Cultural Insight Modeling for Al Design

AI doesn’t just need data—it needs perspective. And perspective is shaped by culture.

At Artifathom Labs, we design AI systems that do more than recognize patterns. Our models integrate cultural insight as a functional layer of decision-making, interpretation, and expression. Because intelligence—real intelligence—is never divorced from context. And context is always cultural.

This is not about localizing your UI or adding a few translation flags. This is about training AI to understand how meaning shifts across cultural lenses, how trust is earned differently, and how learning styles are culturally coded.


What Is Cultural Insight Modeling?

Cultural Insight Modeling is the process of integrating sociocultural reasoning into AI decision flows. It draws on:

  • Anthropology – for understanding rituals, symbols, beliefs, and cognitive frameworks across human groups
  • Sociolinguistics – for parsing how power, politeness, and implication shape language use
  • Behavioral Data – for surfacing real-time deviations in how different populations respond to system outputs
  • Cross-cultural Psychology – for identifying how emotion, motivation, and logic vary across societies

We use this to inform the metacognitive scaffolding of the AI—not just how it speaks, but how it reasons, reframes, and revises.

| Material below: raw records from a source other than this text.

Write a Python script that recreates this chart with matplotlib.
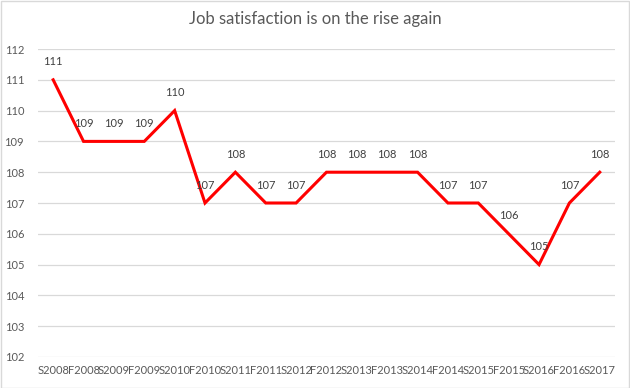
import matplotlib.pyplot as plt
import numpy as np

periods = ["S2008", "F2008", "S2009", "F2009", "S2010", "F2010", "S2011",
           "F2011", "S2012", "F2012", "S2013", "F2013", "S2014", "F2014",
           "S2015", "F2015", "S2016", "F2016", "S2017"]
satisfaction = [111, 109, 109, 109, 110, 107, 108, 107, 107, 108, 108, 108,
                108, 107, 107, 106, 105, 107, 108]
y_ticks = list(range(102, 113))

plt.rcParams["font.family"] = ["Lato", "DejaVu Sans"]
text_color = "#595959"

fig = plt.figure(figsize=(6.3, 3.88), dpi=100)
ax = fig.add_axes([0.0603, 0.0799, 0.9158, 0.7938])

x = np.arange(len(periods))
ax.plot(x, satisfaction, color="#FF0000", linewidth=2.2, solid_joinstyle="miter", zorder=3)
for xi, yi in zip(x, satisfaction):
    ax.annotate(str(yi), (xi, yi), xytext=(0, 9), textcoords="offset points",
                ha="center", va="bottom", fontsize=8, color="#404040")

ax.set_xlim(-0.5, len(periods) - 0.5)
ax.set_ylim(102, 112)
ax.set_yticks(y_ticks)
ax.set_xticks(x)
ax.set_xticklabels(periods)
ax.grid(axis="y", color="#D9D9D9", linewidth=0.9)
ax.set_axisbelow(True)
for s in ax.spines.values():
    s.set_visible(False)
ax.tick_params(length=0, labelsize=8, colors=text_color)
ax.tick_params(axis="x", pad=6)
ax.tick_params(axis="y", pad=10)

fig.text(0.5, 0.952, "Job satisfaction is on the rise again", ha="center", va="center",
         fontsize=12, color=text_color)

fig.patches.append(plt.Rectangle((0.001, 0.001), 0.997, 0.997, transform=fig.transFigure,
                                 fill=False, edgecolor="#D9D9D9", linewidth=1))

fig.savefig("out.png", dpi=100)
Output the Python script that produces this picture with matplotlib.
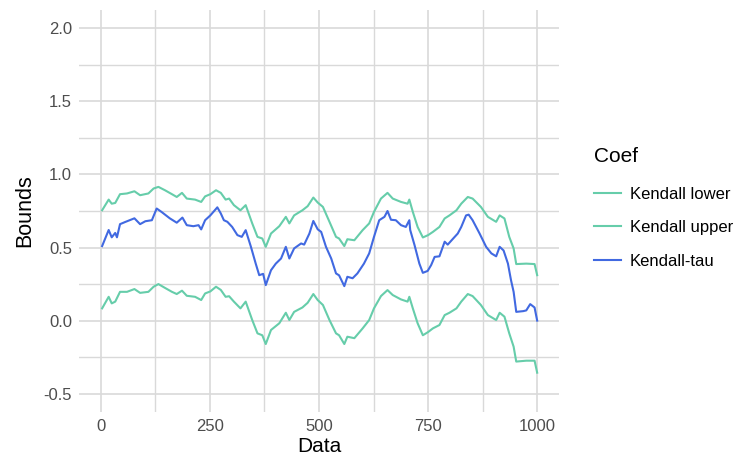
import matplotlib
matplotlib.use("Agg")
import matplotlib.pyplot as plt
from matplotlib.ticker import MultipleLocator

# ---- data ----
tau_x = [3, 18, 25, 33, 37, 44, 56, 77, 90, 102, 117, 128, 139, 158, 174, 187, 197, 212, 224, 230, 239,
         251, 267, 275, 282, 290, 301, 313, 323, 332, 344, 355, 363, 372, 378, 390, 401, 413, 424, 432,
         443, 459, 466, 478, 487, 497, 505, 516, 528, 539, 546, 558, 565, 577, 588, 603, 615, 626, 638,
         650, 657, 665, 676, 688, 699, 707, 709, 719, 730, 738, 749, 757, 765, 776, 788, 795, 807, 818,
         826, 837, 843, 852, 868, 883, 895, 906, 914, 923, 933, 940, 946, 952, 968, 975, 984, 994, 1000]
tau_y = [0.51, 0.62, 0.57, 0.60, 0.57, 0.66, 0.675, 0.70, 0.66, 0.68, 0.687, 0.767, 0.744, 0.70, 0.67,
         0.705, 0.653, 0.646, 0.653, 0.624, 0.687, 0.72, 0.775, 0.733, 0.687, 0.676, 0.641, 0.585, 0.573,
         0.619, 0.505, 0.39, 0.311, 0.32, 0.243, 0.345, 0.39, 0.425, 0.505, 0.425, 0.494, 0.528, 0.52,
         0.596, 0.682, 0.625, 0.607, 0.505, 0.425, 0.323, 0.31, 0.236, 0.30, 0.29, 0.323, 0.39, 0.46,
         0.573, 0.687, 0.71, 0.75, 0.69, 0.687, 0.653, 0.641, 0.687, 0.62, 0.516, 0.39, 0.327, 0.34,
         0.38, 0.436, 0.44, 0.54, 0.52, 0.56, 0.596, 0.641, 0.72, 0.725, 0.687, 0.596, 0.505, 0.46, 0.44,
         0.505, 0.48, 0.39, 0.277, 0.197, 0.06, 0.065, 0.07, 0.113, 0.09, 0.0]

up_x = [3, 18, 25, 33, 44, 60, 77, 90, 109, 121, 132, 147, 163, 174, 186, 197, 216, 230, 239, 251,
        264, 275, 286, 294, 305, 320, 332, 347, 359, 370, 378, 390, 409, 424, 432, 443, 462, 474, 487,
        497, 509, 524, 539, 546, 558, 565, 581, 600, 615, 626, 642, 657, 669, 688, 703, 707, 715, 726,
        738, 750, 761, 776, 788, 799, 815, 826, 841, 852, 871, 887, 906, 914, 925, 936, 946, 952, 975,
        994, 1000]
up_y = [0.755, 0.828, 0.80, 0.805, 0.865, 0.87, 0.885, 0.858, 0.87, 0.904, 0.915, 0.892, 0.865, 0.846,
        0.874, 0.835, 0.828, 0.812, 0.85, 0.865, 0.892, 0.874, 0.828, 0.835, 0.79, 0.755, 0.79, 0.665,
        0.573, 0.562, 0.505, 0.596, 0.646, 0.71, 0.665, 0.72, 0.755, 0.783, 0.842, 0.808, 0.778, 0.676,
        0.573, 0.562, 0.51, 0.557, 0.55, 0.619, 0.665, 0.744, 0.835, 0.874, 0.835, 0.812, 0.80, 0.828,
        0.744, 0.641, 0.569, 0.585, 0.607, 0.641, 0.699, 0.72, 0.755, 0.80, 0.846, 0.835, 0.778, 0.71,
        0.676, 0.72, 0.699, 0.573, 0.494, 0.387, 0.39, 0.387, 0.311]

lo_x = [3, 18, 25, 33, 44, 60, 77, 90, 109, 121, 132, 147, 163, 174, 186, 197, 216, 230, 239, 251,
        264, 275, 286, 294, 305, 320, 332, 347, 359, 370, 378, 390, 409, 424, 432, 443, 462, 474, 487,
        497, 509, 524, 539, 546, 558, 565, 581, 600, 615, 626, 642, 657, 669, 688, 703, 707, 715, 726,
        738, 750, 761, 776, 788, 799, 815, 826, 841, 852, 871, 887, 906, 914, 925, 936, 946, 952, 975,
        994, 1000]
lo_y = [0.084, 0.163, 0.118, 0.13, 0.197, 0.197, 0.216, 0.19, 0.197, 0.232, 0.25, 0.224, 0.197, 0.182,
        0.205, 0.17, 0.163, 0.141, 0.186, 0.2, 0.232, 0.21, 0.163, 0.167, 0.13, 0.084, 0.13, 0.004,
        -0.087, -0.1, -0.16, -0.064, -0.018, 0.054, 0.004, 0.06, 0.09, 0.122, 0.182, 0.141, 0.107, 0.004,
        -0.087, -0.1, -0.16, -0.11, -0.12, -0.053, 0.004, 0.084, 0.168, 0.209, 0.175, 0.145, 0.13, 0.163,
        0.084, -0.018, -0.1, -0.078, -0.053, -0.03, 0.038, 0.054, 0.084, 0.13, 0.182, 0.168, 0.107, 0.038,
        0.004, 0.054, 0.027, -0.087, -0.178, -0.28, -0.274, -0.274, -0.356]

series_names = ["Kendall lower", "Kendall upper", "Kendall-tau"]
series_colors = ["#66CDAA", "#66CDAA", "#4169E1"]

x_ticks = [0, 250, 500, 750, 1000]
y_ticks = [-0.5, 0.0, 0.5, 1.0, 1.5, 2.0]

# ---- plot ----
plt.rcParams['font.family'] = ['Liberation Sans', 'DejaVu Sans']
fig = plt.figure(figsize=(7.39, 4.63), dpi=100)
ax = fig.add_axes([79 / 739, 1 - 412 / 463, 480 / 739, 402 / 463])

data = [(lo_x, lo_y), (up_x, up_y), (tau_x, tau_y)]
for (xs, ys), name, col in zip(data, series_names, series_colors):
    ax.plot(xs, ys, color=col, lw=1.5, label=name, zorder=3)

ax.set_xlim(-50, 1050)
ax.set_ylim(-0.625, 2.125)
ax.set_xticks(x_ticks)
ax.set_xticklabels([str(t) for t in x_ticks])
ax.set_yticks(y_ticks)
ax.set_yticklabels([f"{t:.1f}" for t in y_ticks])
ax.xaxis.set_minor_locator(MultipleLocator(125))
ax.yaxis.set_minor_locator(MultipleLocator(0.25))

grid_col = "#d9d9d9"
ax.grid(True, which="major", color=grid_col, lw=1.2, zorder=0)
ax.grid(True, which="minor", color=grid_col, lw=1.0, zorder=0)
ax.set_axisbelow(True)
for s in ax.spines.values():
    s.set_visible(False)
ax.tick_params(which="both", length=0, labelsize=12, labelcolor="#4d4d4d", pad=5)

ax.set_xlabel("Data", fontsize=15, color="black", labelpad=2)
ax.set_ylabel("Bounds", fontsize=15.5, color="black", labelpad=6)

leg = ax.legend(loc="upper left", bbox_to_anchor=(1.073, 0.66), frameon=False,
                title="Coef", fontsize=12, title_fontsize=15, handlelength=1.6,
                labelspacing=1.12, handletextpad=0.55, alignment="left",
                borderaxespad=0, borderpad=0)
leg._legend_box.sep = 15

fig.savefig("out.png", dpi=100)
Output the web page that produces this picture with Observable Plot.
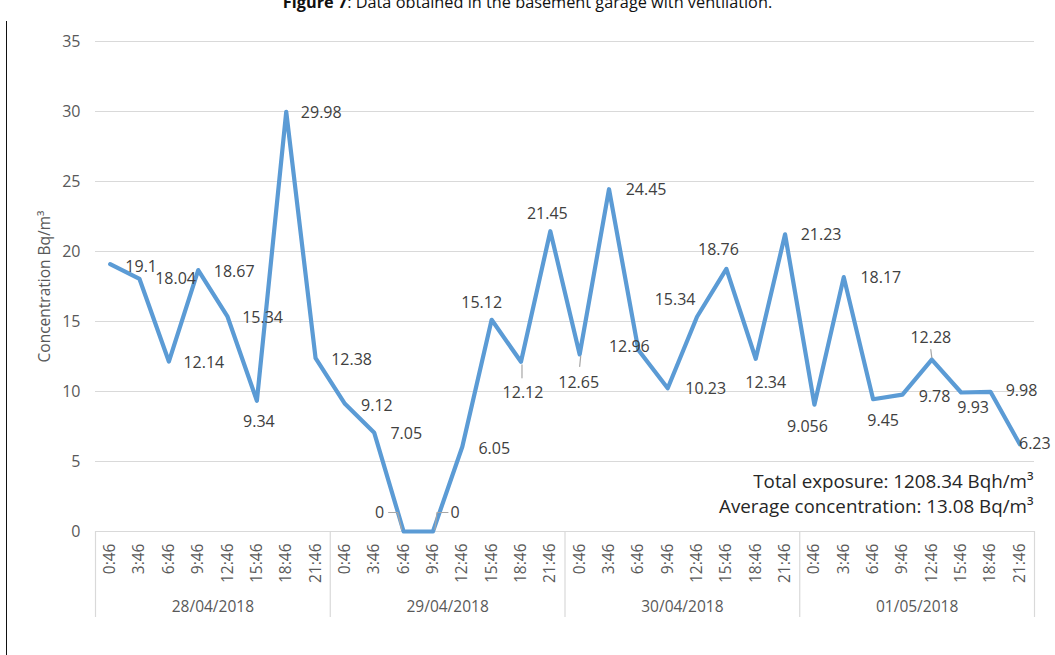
<!DOCTYPE html>
<html>
<head>
<meta charset="utf-8">
<script src="https://cdn.jsdelivr.net/npm/d3@7"></script>
<script src="https://cdn.jsdelivr.net/npm/@observablehq/plot@0.6"></script>
<style>
  html, body { margin: 0; padding: 0; background: #fff; }
  #wrap { position: relative; width: 1055px; height: 655px; overflow: hidden; font-family: "Open Sans", sans-serif; }
  #title { position: absolute; left: 0; width: 1055px; top: -9px; text-align: center; font-size: 16.3px; color: #111; white-space: nowrap; }
  #edge { position: absolute; left: 6px; top: 21px; width: 0; height: 640px; border-left: 1.5px solid #111; }
  #chart { position: absolute; left: 0; top: 0; }
</style>
</head>
<body>
<div id="wrap">
  <div id="chart"></div>
  <div id="title"><b>Figure 7</b>: Data obtained in the basement garage with ventilation.</div>
  <div id="edge"></div>
</div>
<script>
// Readings every 3 h over four days, Bq/m³
const days = ["28/04/2018", "29/04/2018", "30/04/2018", "01/05/2018"];
const times = ["0:46", "3:46", "6:46", "9:46", "12:46", "15:46", "18:46", "21:46"];
const concentration = [
  19.1, 18.04, 12.14, 18.67, 15.34, 9.34, 29.98, 12.38,
  9.12, 7.05, 0, 0, 6.05, 15.12, 12.12, 21.45,
  12.65, 24.45, 12.96, 10.23, 15.34, 18.76, 12.34, 21.23,
  9.056, 18.17, 9.45, 9.78, 12.28, 9.93, 9.98, 6.23
];
const yTicks = [0, 5, 10, 15, 20, 25, 30, 35];
const yTitle = "Concentration Bq/m³";
const notes = ["Total exposure: 1208.34 Bqh/m³", "Average concentration: 13.08 Bq/m³"];

// Label placement: pixel offset of each value label from its point
const labelOffsets = [
  [31, 3], [36, 0], [35, 1], [36, 2], [35, 1], [2, 21], [35, 1], [36, 2],
  [32, 2], [32, 1], [-24, -19], [22, -19], [32, 2], [-10, -17], [2, 31], [-3, -17],
  [-1, 28], [37, 1], [-9, -3], [38, 1], [-22, -17], [-8, -19], [10, 24], [36, 1],
  [-7, 22], [37, 1], [10, 22], [32, 2], [-1, -22], [12, 15], [31, -1], [15, 0]
];
// Leader lines (pixel offsets from the point) for labels set away from their point
const leaderPaths = {
  10: [[-15, -19], [-6, -19], [-2, -2]],
  11: [[15, -19], [4, -19], [2, -2]],
  14: [[1, 3], [1, 16]],
  16: [[1, 2], [0, 12]],
  28: [[0, -2], [-1, -10]]
};

const W = 1055, H = 655;
const M = {top: 41, right: 21, bottom: 124, left: 95};
const n = concentration.length;
const ppu = (H - M.top - M.bottom) / 35;           // pixels per Bq/m³
const bw = (W - M.left - M.right) / n;             // pixels per category

const rows = concentration.map((v, i) => ({
  i, v,
  time: times[i % times.length],
  day: days[Math.floor(i / times.length)],
  label: String(v),
  lx: i + labelOffsets[i][0] / bw,
  ly: v - labelOffsets[i][1] / ppu
}));

const leaders = [];
for (const [k, path] of Object.entries(leaderPaths)) {
  const r = rows[+k];
  path.forEach(([dx, dy]) => leaders.push({id: +k, x: r.i + dx / bw, y: r.v - dy / ppu}));
}

const bounds = days.map((d, k) => k * times.length - 0.5).concat([n - 0.5]);
const dayRows = days.map((d, k) => ({day: d, x: k * times.length + (times.length - 1) / 2}));

const grey = "#595959";
const plot = Plot.plot({
  width: W,
  height: H,
  marginTop: M.top,
  marginRight: M.right,
  marginBottom: M.bottom,
  marginLeft: M.left,
  x: {domain: [-0.5, n - 0.5], axis: null},
  y: {domain: [0, 35], axis: null},
  style: {fontFamily: "Open Sans, sans-serif", fontSize: "16px", background: "transparent", overflow: "visible"},
  marks: [
    Plot.ruleY(yTicks, {stroke: "#d9d9d9", strokeWidth: 1.2}),
    Plot.ruleX(bounds, {y1: 0, y2: -86 / ppu, stroke: "#d9d9d9", strokeWidth: 1.2}),
    Plot.line(rows, {x: "i", y: "v", stroke: "#5b9bd5", strokeWidth: 4.2, strokeLinejoin: "round", strokeLinecap: "round"}),
    Plot.line(leaders, {x: "x", y: "y", z: "id", stroke: "#a6a6a6", strokeWidth: 1.2}),
    Plot.text(rows, {x: "lx", y: "ly", text: "label", fill: "#404040", fontSize: 16}),
    Plot.text(rows, {x: "i", y: 0, text: "time", rotate: -90, textAnchor: "end", dy: 12, fill: grey, fontSize: 15.5}),
    Plot.text(dayRows, {x: "x", y: 0, text: "day", dy: 76, fill: grey, fontSize: 15.5}),
    Plot.text(yTicks, {x: -0.5, y: d => d, text: d => String(d), dx: -15, textAnchor: "end", fill: grey, fontSize: 16}),
    Plot.text([yTitle], {x: -0.5, y: 17.5, text: d => d, dx: -50, rotate: -90, fill: grey, fontSize: 15.5}),
    ...notes.map((t, k) => Plot.text([t], {frameAnchor: "bottom-right", text: d => d, dx: -1, dy: -44 + 25 * k, fill: "#262626", fontSize: 18.8}))
  ]
});
document.getElementById("chart").appendChild(plot);
</script>
</body>
</html>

Two individuals standing in front of computer screens, observing a network visualization with interconnected lines and points, symbolizing data integration and cultural insights in AI.
Exploring the complex interplay of cultural insights in AI development at Artifathom Labs.

How We Integrate Culture into AI

In our Epigenetic AI framework, cultural insight is not a filter—it’s an activation path. Different user groups:

  • Respond to authority cues differently
  • Show varied tolerance for ambiguity and uncertainty
  • Use different signals to indicate confusion or confidence
  • Define success, learning, or growth in different terms

Our models tag learning content, prompts, and responses with cultural compatibility markers. The system can then adjust:

  • Feedback tone (direct vs. exploratory)
  • Instructional style (deductive vs. inductive)
  • Emotional resonance (achievement vs. duty-based motivators)

This makes learning not just more accessible—but more human.


Why It Matters

  • Bias is cultural blindness in action. Cultural modeling helps prevent subtle harm and misalignment
  • Trust is culturally shaped. Without modeling these variables, AI will continue to underperform in global or underserved populations
  • Interpretability improves when systems can explain themselves in terms that matter to different users

Culture Is Not Noise. It’s Meaning.

We don’t design for the average user. We design for the human experience in all its depth, divergence, and nuance.